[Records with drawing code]
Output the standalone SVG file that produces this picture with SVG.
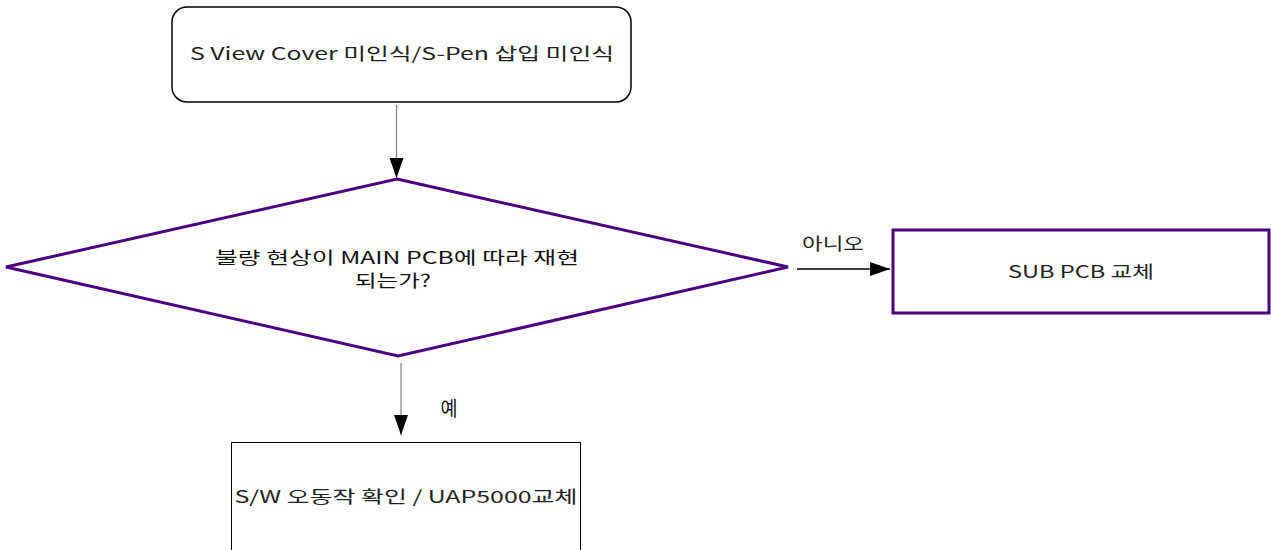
<svg xmlns="http://www.w3.org/2000/svg" width="1271" height="550" viewBox="0 0 1271 550">
<defs>
<style>
.t{font-family:"Noto Sans CJK KR","Liberation Sans",sans-serif;font-size:17px;fill:#222;text-anchor:middle}
.c{font-family:"Noto Sans CJK KR","Liberation Sans",sans-serif;font-size:17px;fill:#111;text-anchor:middle}
.p{fill:#fff;stroke:#4b0082;stroke-width:3}
.conn{stroke-width:1.3;fill:none}
</style>
<marker id="ah" markerUnits="userSpaceOnUse" markerWidth="22" markerHeight="16" refX="20" refY="7" orient="auto">
<path d="M0,0 L20,7 L0,14 Z" fill="#000"/>
</marker>
</defs>
<rect width="1271" height="550" fill="#fff"/>
<g id="start">
<rect x="172" y="7" width="459" height="95" rx="15" ry="15" fill="#fff" stroke="#000" stroke-width="1.5"/>
<text class="t" x="402" y="60" textLength="424" lengthAdjust="spacingAndGlyphs">S View Cover 미인식/S-Pen 삽입 미인식</text>
</g>
<g id="decision">
<polygon class="p" points="397,179 788,267 398,356 6,267"/>
<text class="c" x="397" y="264" textLength="364" lengthAdjust="spacingAndGlyphs">불량 현상이 MAIN PCB에 따라 재현</text>
<text class="c" x="393" y="287" textLength="76" lengthAdjust="spacingAndGlyphs">되는가?</text>
</g>
<g id="sub">
<rect class="p" x="893" y="230" width="376" height="83"/>
<text class="t" x="1081" y="278" textLength="146" lengthAdjust="spacingAndGlyphs">SUB PCB 교체</text>
</g>
<g id="sw">
<rect x="231.5" y="442.5" width="349" height="120" fill="#fff" stroke="#000" stroke-width="1"/>
<text class="t" x="406" y="503" textLength="343" lengthAdjust="spacingAndGlyphs">S/W 오동작 확인 / UAP5000교체</text>
</g>
<g id="connectors">
<line class="conn" x1="396.5" y1="105" x2="396.5" y2="178" stroke="#888" marker-end="url(#ah)"/>
<line class="conn" x1="797" y1="269" x2="890" y2="269" stroke="#000" marker-end="url(#ah)"/>
<line class="conn" x1="401" y1="363" x2="401" y2="435" stroke="#888" marker-end="url(#ah)"/>
<text class="t" x="833" y="250" textLength="62" lengthAdjust="spacingAndGlyphs">아니오</text>
<text class="c" x="449" y="416" style="font-size:20px" textLength="17" lengthAdjust="spacingAndGlyphs">예</text>
</g>
</svg>
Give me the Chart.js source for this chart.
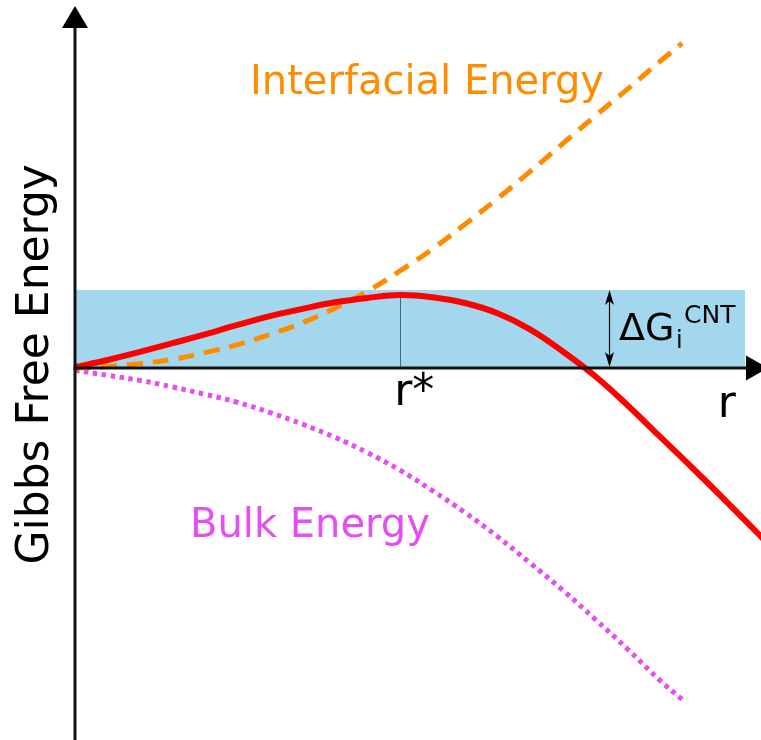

[EXERCISE DETAILS] Please transcribe the material above exactly as written. Leave the pictures out.

[RESULT OF THIS TASK]
Output the standalone SVG file that produces this picture with SVG.
<svg xmlns="http://www.w3.org/2000/svg" width="1271" height="550" viewBox="0 0 1271 550">
<defs>
<style>
.t{font-family:"Noto Sans CJK KR","Liberation Sans",sans-serif;font-size:17px;fill:#222;text-anchor:middle}
.c{font-family:"Noto Sans CJK KR","Liberation Sans",sans-serif;font-size:17px;fill:#111;text-anchor:middle}
.p{fill:#fff;stroke:#4b0082;stroke-width:3}
.conn{stroke-width:1.3;fill:none}
</style>
<marker id="ah" markerUnits="userSpaceOnUse" markerWidth="22" markerHeight="16" refX="20" refY="7" orient="auto">
<path d="M0,0 L20,7 L0,14 Z" fill="#000"/>
</marker>
</defs>
<rect width="1271" height="550" fill="#fff"/>
<g id="start">
<rect x="172" y="7" width="459" height="95" rx="15" ry="15" fill="#fff" stroke="#000" stroke-width="1.5"/>
<text class="t" x="402" y="60" textLength="424" lengthAdjust="spacingAndGlyphs">S View Cover 미인식/S-Pen 삽입 미인식</text>
</g>
<g id="decision">
<polygon class="p" points="397,179 788,267 398,356 6,267"/>
<text class="c" x="397" y="264" textLength="364" lengthAdjust="spacingAndGlyphs">불량 현상이 MAIN PCB에 따라 재현</text>
<text class="c" x="393" y="287" textLength="76" lengthAdjust="spacingAndGlyphs">되는가?</text>
</g>
<g id="sub">
<rect class="p" x="893" y="230" width="376" height="83"/>
<text class="t" x="1081" y="278" textLength="146" lengthAdjust="spacingAndGlyphs">SUB PCB 교체</text>
</g>
<g id="sw">
<rect x="231.5" y="442.5" width="349" height="120" fill="#fff" stroke="#000" stroke-width="1"/>
<text class="t" x="406" y="503" textLength="343" lengthAdjust="spacingAndGlyphs">S/W 오동작 확인 / UAP5000교체</text>
</g>
<g id="connectors">
<line class="conn" x1="396.5" y1="105" x2="396.5" y2="178" stroke="#888" marker-end="url(#ah)"/>
<line class="conn" x1="797" y1="269" x2="890" y2="269" stroke="#000" marker-end="url(#ah)"/>
<line class="conn" x1="401" y1="363" x2="401" y2="435" stroke="#888" marker-end="url(#ah)"/>
<text class="t" x="833" y="250" textLength="62" lengthAdjust="spacingAndGlyphs">아니오</text>
<text class="c" x="449" y="416" style="font-size:20px" textLength="17" lengthAdjust="spacingAndGlyphs">예</text>
</g>
</svg>
Give me the Chart.js source for this chart.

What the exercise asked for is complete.